CHARLES F. DOLE.
Southwest Harbor, Me.,
August, 1926.
CHAPTER I
PATRIOTISM AND PEACE
For the first one hundred and thirty-five years of the history of this republic the total expenditure of the federal treasury was approximately $66,000,000,000. Of this total expenditure approximately $56,000,000,000 was for warfare. From 1775 to 1923 the United States Army was engaged in no conflicts comprising about 8,600 battles and a casualty list of approximately 1,280,000 men. (See Ganoe, History of U. S. Army, page 490.) Of course most of these conflicts were minor. This study will include only the six major wars in which we have been participants.
A most common fallacy in the study of history is the blind acceptance of that which has happened as inevitable in the course of events. This is a form of collective fatalism. It reduces history to a study of the dead past with no message for today. This view is the very opposite of democracy. Democracy assumes that the group has control over its actions and that they are not the result of a blind fatalism. To look upon past events as inevitable makes man the victim of forces over which he can have no control. It makes man a slave. This fatalism is incompatible with democracy. The democrat must study history not to discover the forces of fate but to discover more perfect rules of human conduct. Primarily, the study of the past should be to throw light on the present and future, so that we might profit by the wisdom and the mistakes of the past. But to do this we can not accept collective fatalism as our attitude toward history.
Until the beginning of the nineteenth century the study of history was a study of the Greeks and the Romans. It was a study of the ancients only. Early in the nineteenth century, with the rise of nationalism especially intensified by the French Revolution, all nations began introducing the study of their national history in their elementary schools. The object of this was to teach patriotism. Examine their meaning of patriotism and you find it meant the support of the king on the throne. All texts and instruction exalted the nation to show its superiority to others. Patriotism meant national propaganda. With the rise of democracy patriotism began to shift to mean the support of the group,—pro-group rather than pro-king. This was the cause and the result of the national mind set. Patriotism became international hatred, measured in terms of military service. This attitude toward history caused the teaching and writing of history to be largely national propaganda, by interpreting all the wars of a nation as defensive with the opponent always the offensive nation.
The greatest difference between the present peace movement and previous ones is that now among many of those who study the problem the offensive-defensive relationship in warfare is being not only questioned but rejected.

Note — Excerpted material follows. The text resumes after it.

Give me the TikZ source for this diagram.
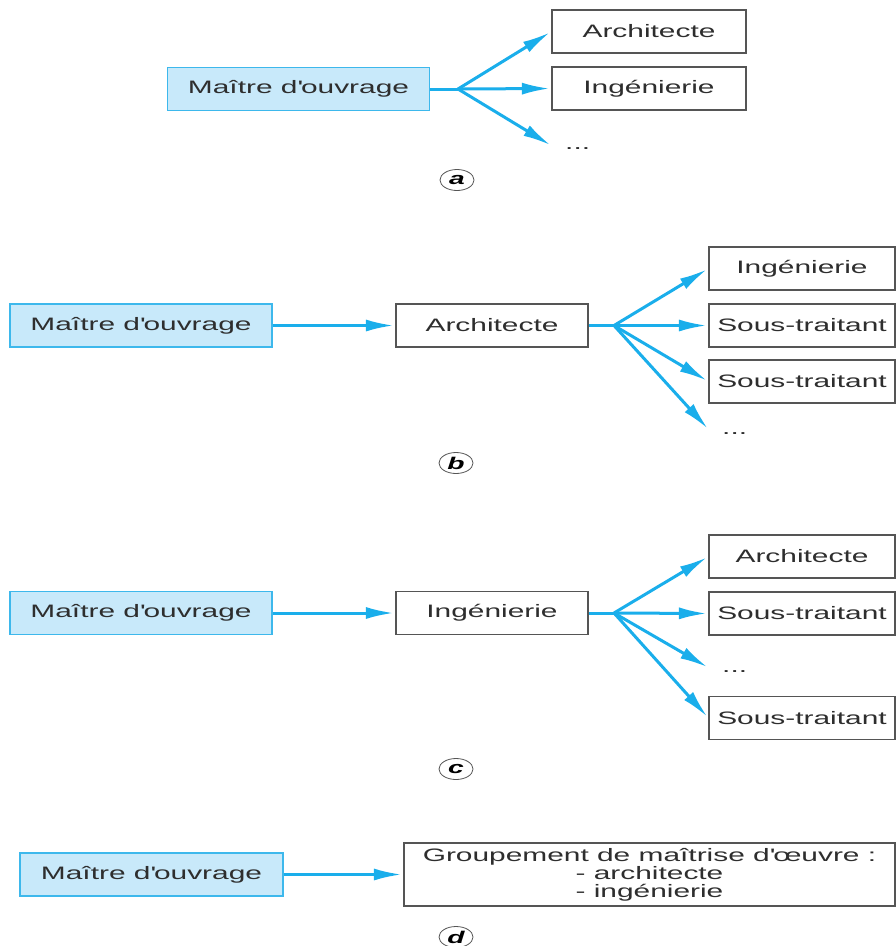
\documentclass[tikz,border=0pt]{standalone}
\usepackage{fontspec}
\setmainfont[FakeStretch=1.66]{Liberation Sans}
\usetikzlibrary{arrows.meta,shapes.geometric}
\definecolor{cyanline}{HTML}{1AAEEB}
\definecolor{bluefill}{HTML}{C8E9FA}
\definecolor{blueborder}{HTML}{3DB8EC}
\definecolor{boxline}{HTML}{555555}
\definecolor{txt}{HTML}{2E2E2E}
\newcommand{\apo}{\textquotesingle}
\begin{document}
\begin{tikzpicture}[x=1pt,y=-1pt,
  every node/.style={text=txt,font=\fontsize{18}{20}\selectfont},
  mo/.style={draw=blueborder,fill=bluefill,line width=1.6pt,minimum width=262pt,minimum height=43pt,inner sep=0pt},
  bx/.style={draw=boxline,fill=white,line width=1.1pt,minimum height=43pt,inner sep=0pt},
  rbx/.style={bx,minimum width=186pt},
  ln/.style={cyanline,line width=3pt},
  arr/.style={cyanline,line width=3pt,-{Latex[length=28pt,width=12pt]},shorten >=1.5pt},
  lab/.style={ellipse,draw=boxline,line width=0.8pt,fill=white,minimum width=34pt,minimum height=21pt,inner sep=0pt,font=\fontsize{17}{18}\selectfont\bfseries\itshape,text=black},
  dots/.style={anchor=base west,inner sep=0pt}
]
\useasboundingbox (0,0) rectangle (896,946);

% ---------- a ----------
\node[mo] (ma) at (298.5,89) {Maître d\apo ouvrage};
\node[bx,minimum width=194pt] (aa) at (649,31.5) {Architecte};
\node[bx,minimum width=194pt] (ai) at (649,88.5) {Ingénierie};
\coordinate (ja) at (458,89);
\coordinate (ta) at (552,146);
\node[dots] (ad) at (565,149) {...};
\draw[ln] (ma.east) -- (ja);
\draw[arr] (ja) -- (aa.west);
\draw[arr] (ja) -- (ai.west);
\draw[arr] (ja) -- (ta);
\node[lab] (la) at (457,180) {a};

% ---------- b ----------
\node[mo] (mb) at (141,325.5) {Maître d\apo ouvrage};
\node[bx,minimum width=192pt] (bb) at (492,325.5) {Architecte};
\coordinate (jb) at (614,325.5);
\node[rbx] (bi) at (802,268.5) {Ingénierie};
\node[rbx] (bs1) at (802,325.5) {Sous-traitant};
\node[rbx] (bs2) at (802,381.5) {Sous-traitant};
\coordinate (tb) at (709,430);
\node[dots] (bd) at (722,434) {...};
\draw[arr] (mb.east) -- (bb.west);
\draw[ln] (bb.east) -- (jb);
\draw[arr] (jb) -- (bi.west);
\draw[arr] (jb) -- (bs1.west);
\draw[arr] (jb) -- (bs2.west);
\draw[arr] (jb) -- (tb);
\node[lab] (lb) at (456,463) {b};

% ---------- c ----------
\node[mo] (mc) at (141,613) {Maître d\apo ouvrage};
\node[bx,minimum width=192pt] (cb) at (492,613) {Ingénierie};
\coordinate (jc) at (614,613);
\node[rbx] (ca) at (802,556.5) {Architecte};
\node[rbx] (cs1) at (802,613.5) {Sous-traitant};
\coordinate (tc) at (709,668);
\node[dots] (cd) at (722,672) {...};
\node[rbx] (cs2) at (802,718) {Sous-traitant};
\draw[arr] (mc.east) -- (cb.west);
\draw[ln] (cb.east) -- (jc);
\draw[arr] (jc) -- (ca.west);
\draw[arr] (jc) -- (cs1.west);
\draw[arr] (jc) -- (tc);
\draw[arr] (jc) -- (cs2.west);
\node[lab] (lc) at (456,769) {c};

% ---------- d ----------
\node[mo,minimum width=263pt] (md) at (151.5,874.5) {Maître d\apo ouvrage};
\node[bx,minimum width=491pt,minimum height=63pt,align=center,font=\fontsize{18}{18}\selectfont] (gd) at (649.5,874.5)
  {Groupement de maîtrise d\apo œuvre :\\- architecte\\- ingénierie};
\draw[arr] (md.east) -- (gd.west);
\node[lab] (ld) at (456,937) {d};
\end{tikzpicture}
\end{document}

All nations picture their side as defensive. Previous peace movements accepted this attitude. Accordingly, when a conflict arose, these opponents of war usually yielded to the pressure because they thought their nation was being attacked by an aggressor. But a careful study of history does not warrant such an idea. The effective element of the present peace movement is based chiefly on the fact that there is no nation of "sole guilt" in any war once the facts are studied carefully. The following study is an attempt to show that in our wars there has not been the "sole innocence" of the United States as opposed to the "sole guilt" of our opponents. That its wars are defensive against an offensive enemy, is the war myth of every country. This national bias makes it easy for the military party to predominate and to precipitate war. Yet warfare is not popular if measured in terms of voluntary support of the citizenship in time of war. It was hard for the colonies to induce as many as 250,000 men to join the Revolutionary forces out of a total population of over 3,000,000, and only a part of the 250,000 were enlisted at any one time. In the Civil War both sides were forced to use the draft, or the war would have collapsed. No major war of modern times could have been fought without the draft. This would be enough to show that warfare is not popular if judged by actual voluntary support on the field of battle.
One often hears that warfare is a manifestation of human nature and will be eliminated only through a long evolutionary process. But the same thing has been said of slavery, duelling, witchcraft, and many other evils now eliminated. Warfare is not dependent upon human nature, but upon the human point of view, and this point of view can be altered by education,—education which is honest, which can sift the true from the false, which does not close its eyes to the powerful role played by economic and social forces in the wars of the nation.
Whether there was another way out in these conflicts, whether the results aimed at were achieved, whether the ruin and destruction which went hand in hand with these conflicts could ever be balanced by material acquisitions,—these are questions the reader must decide for himself. This book simply lays the facts before him.